Nebraska ranks 5th nationally in childhood obesity.
One of the ways Dipti Dev and her team are working to prevent childhood obesity is through an innovative, research-based curriculum to help children eat healthy foods.
Obesity prevention needs to start in early childhood, said Dev, Nebraska Extension child health behaviors specialist. That is why her research focuses on children ages 2 to 5 in childcare settings, where many young children spend the majority of their day.
I am very passionate because I feel that I can improve the lives of young children. Dipti Dev
"Children develop their likes and dislikes of food early," she said. If preschoolers are offered a variety of fruits, vegetables, whole grain, dairy, and lean protein foods while in childcare and enjoy them, they are more likely to eat healthier foods as teenagers and adults.
The curriculum, Ecological Approach to (EAT)-Family Style Dining, focuses on improving the childcare mealtime environment and family engagement. Childcare providers sit and eat meals together with the children. The children select their own portions and serve themselves, which, research indicates, makes children more likely to try new foods and to eat based on their hunger cues.
The curriculum includes engaging videos that illustrate seven topics. Extension educators serve as "coaches" for the childcare providers.
Assistant professor in Child, Youth and Family Studies at the University of Nebraska–Lincoln, Dev is nationally known for her obesity prevention work. She has received several grants, including a USDA grant to implement the curriculum statewide and evaluate its effectiveness.
Through the grant, Dev is also working with collaborators in the College of Engineering and the Raikes School of Computer Science to develop a Sensi-Plate that will measure a child's food consumption electronically.

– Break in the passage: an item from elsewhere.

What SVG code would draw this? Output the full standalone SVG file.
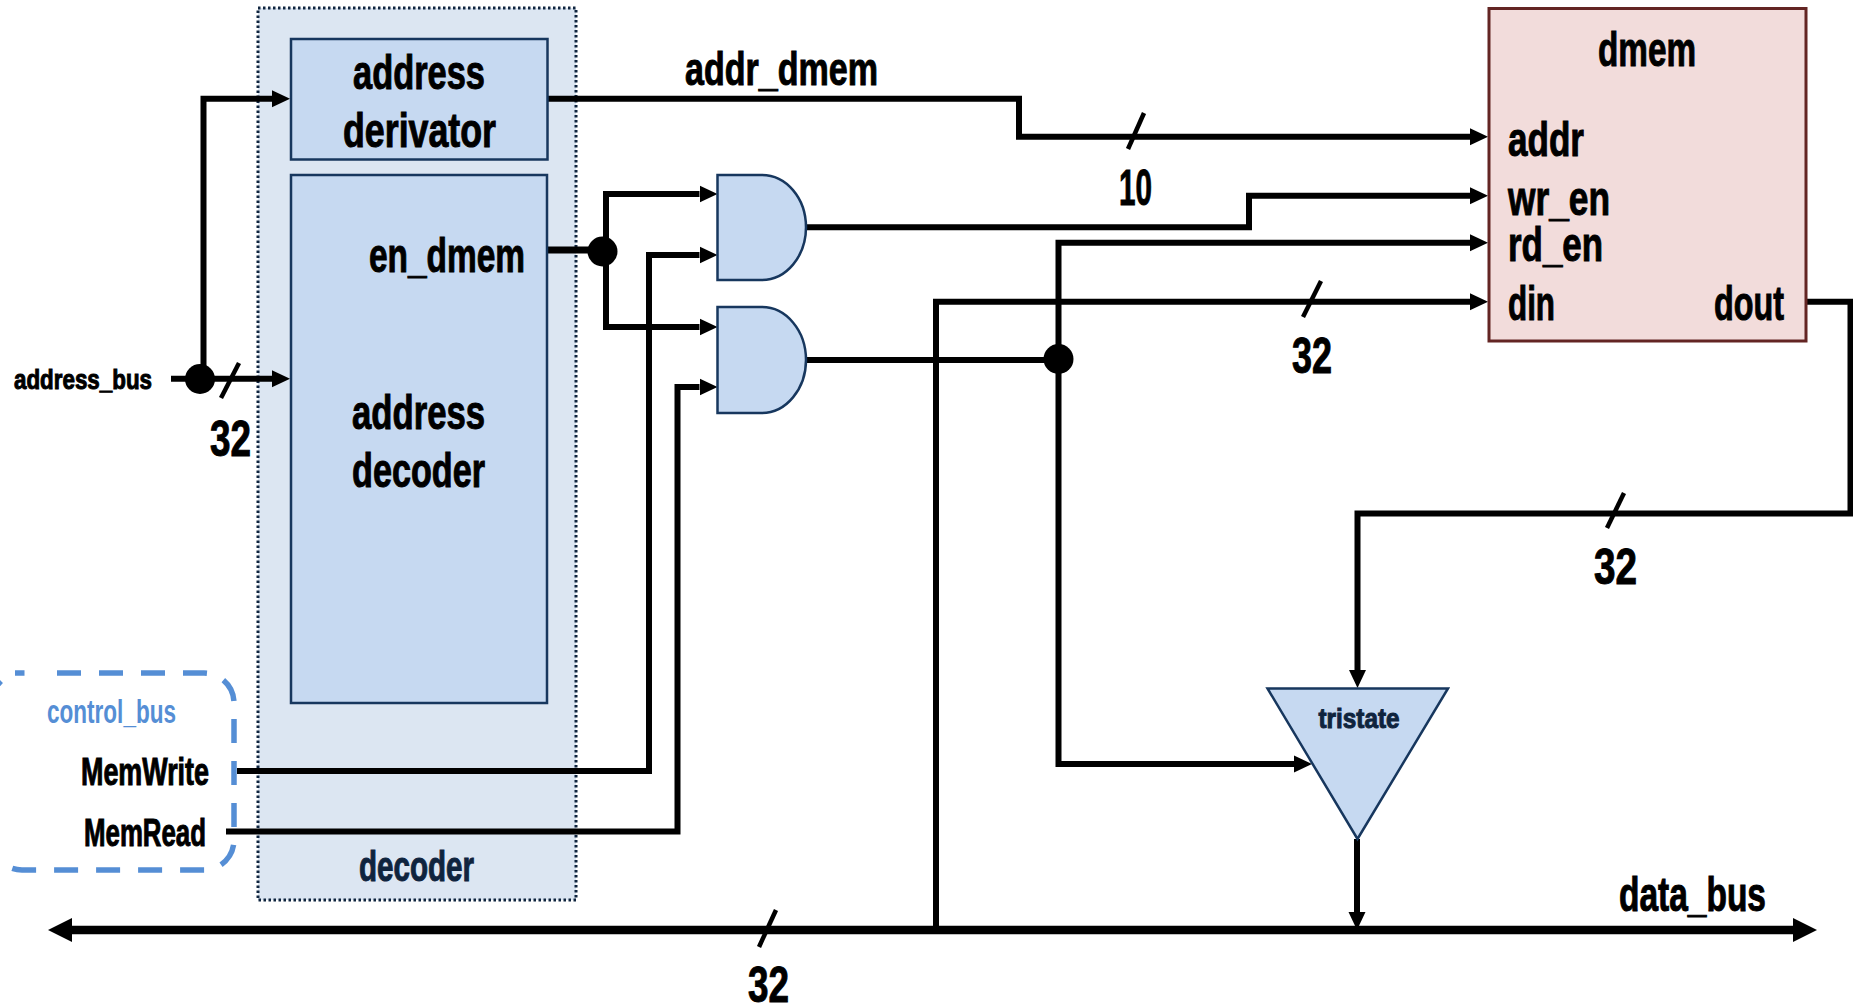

This plate will serve as an objective method to evaluate the impact of childhood obesity prevention programs.
"Two of the primary reasons for obesity are an unhealthy diet and lack of physical activity," Dev said. "By improving the nutrition and physical activity environment and paying attention to children from low-income families and rural contexts, we can promote children's healthy behaviors."
Her research underscores the role of childcare providers in shaping children's healthy behaviors and improving the nutrition and physical activity environment.
Dev is the recipient of the 2017 National USDA Family Life and Human Development State Extension Specialist Early Achievement Award.
4-H programs focus on making healthy food choices
Nebraska 4-H has a variety of programs that focus on healthy living, including nutrition, diet, food preparation and making healthy choices.
Of youth in these programs…
- 89 percent said they know the value of a healthy diet.
- 85 percent reported plans to encourage their families to eat meals together.
- 84 percent of youth in the iCook afterschool program reported that by participating they learned that they really liked to cook.
- 87 percent of those participating in the Food Smart Families program said they learned what makes a balanced diet, and 91 percent reported learning how to make healthier food.